Tej Gill returns on ‘Sajana Ve Aja’ which is a much slower number and is the first semi-ballad on the album. Instantly you can tell the difference in the quality of vocals compared to his effort on Baliyee. Its ok song, nothing more. Feels a little empty but then slow songs have to be exceptional to make any sort of impact.
‘Apna Punjab Vasda’ follows the trend of the whole album being very desi and very folk orientated. Sung by the talented Jaswant Sangha it’s another solid number up there with Launi Ashaqui. Production by E=MC is once again to a pretty good level, but theres always a scope for improvement,
My cd inlay states this song has been sung by Sukhdev Darapuria, although I’m pretty certain ‘Jogi Hojao Naare’ has been vocalled by Tej Gill. One thing I’ve always found funny is when a woman introduces a song, it’s in a very very poor level of punjabi. However I’m pleased to announce that this time around the intro conducted by said random Punjabi woman has been done effectively, however I doubt anyone has a clue what a rambling on about. Naare is a slow mellow track giving the impression of a lazy Sunday were you just put your feet up lay back. A pretty decent effort, the production seems a little empty and lacking, although being fairly well supplemented by a catchy flute.

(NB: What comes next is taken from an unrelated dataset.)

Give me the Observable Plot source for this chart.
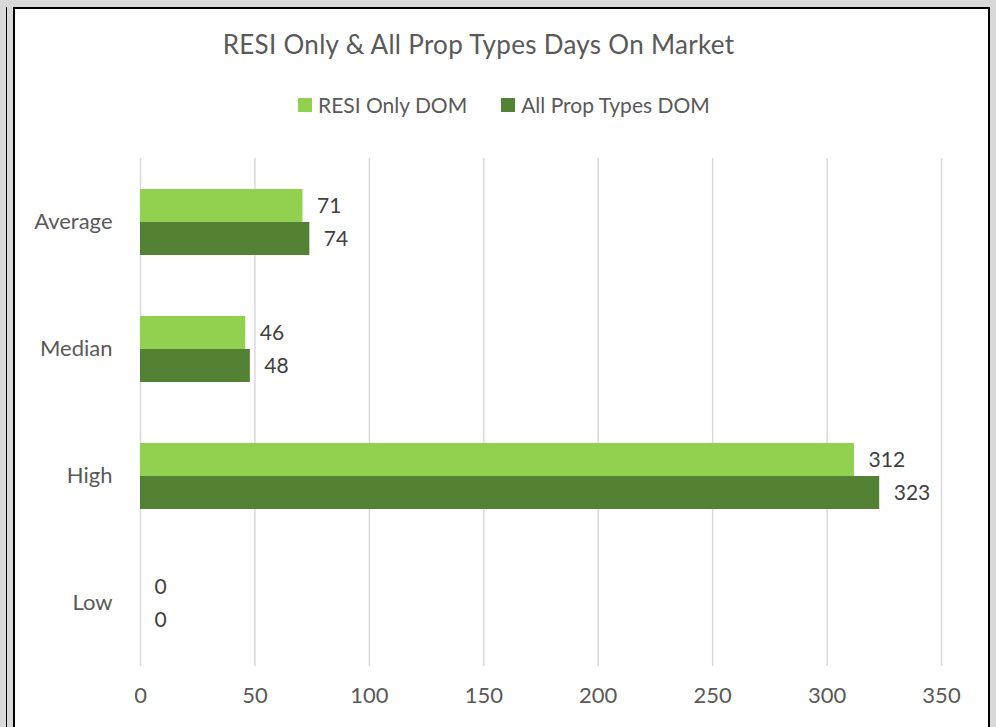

Sukhdev Darapuria this time does return for the final song of the album titled ‘Aven Nahi Mildi Azaadi’. I told a massive lie earlier, I stated Gera was the best track of the album, well I lied. Azaadi is. Sometimes there’s a songs that you just couldn’t imagine another vocalist singing, add this to the list. Azaadi meaning Freedom is tackling a controversial topic. That’s right, a Bhangra song that is actually tackling a meaningful issue. The sacrifices made by Punjabis to the independence struggle for India pre 1947 has often been overlooked, however as Azaadi addresses this, the people of Punjab were on the front line many a time, sacrificing themselves for the struggle. For those who do not understand the lyrics to this song, go ask an elder to explain it word by word. Incidentally the video for this is the best I’ve seen for a long time, well done to E=MC and the whole FAUJ collective, a very apt way to end an album. It’s often said music should not be mixed with politics, however some topics should never be forgotten. (click here for the video)
So has E=MC improved? YES!. But then in all honesty it would not be too hard to improve from ‘And What!!’ But E=MC has shown what can be achieved by a little hard work and dedication to LEARNING music before bringing out an album. This album is based upon the foundations of brilliant vocalists. The trio of Jas Sangha, Tej Gill and Sukhdev Darapuria have all done good jobs on their respective songs.
By no means is this album a musical masterpiece, but it shows a massive level of progression in the production ability of E=MC and leaves for a lot of potential for the young producer.
More importantly FAUJ is putting Canadian Bhangra on the map. Canada has a wealth of talent within its large Punjabi communities stretching from Surrey to Brampton, but we rarely get to see Canadian Bhangra making much of an impact!
If you like your Bhangra, raw, folk , desi & mc-free then give FAUJ a listen, I’m sure you won’t find yourself disappointed.
E=MC has made a substantial improvement and from here the possibilities are endless, lets hope for an equally large improvement on the next album.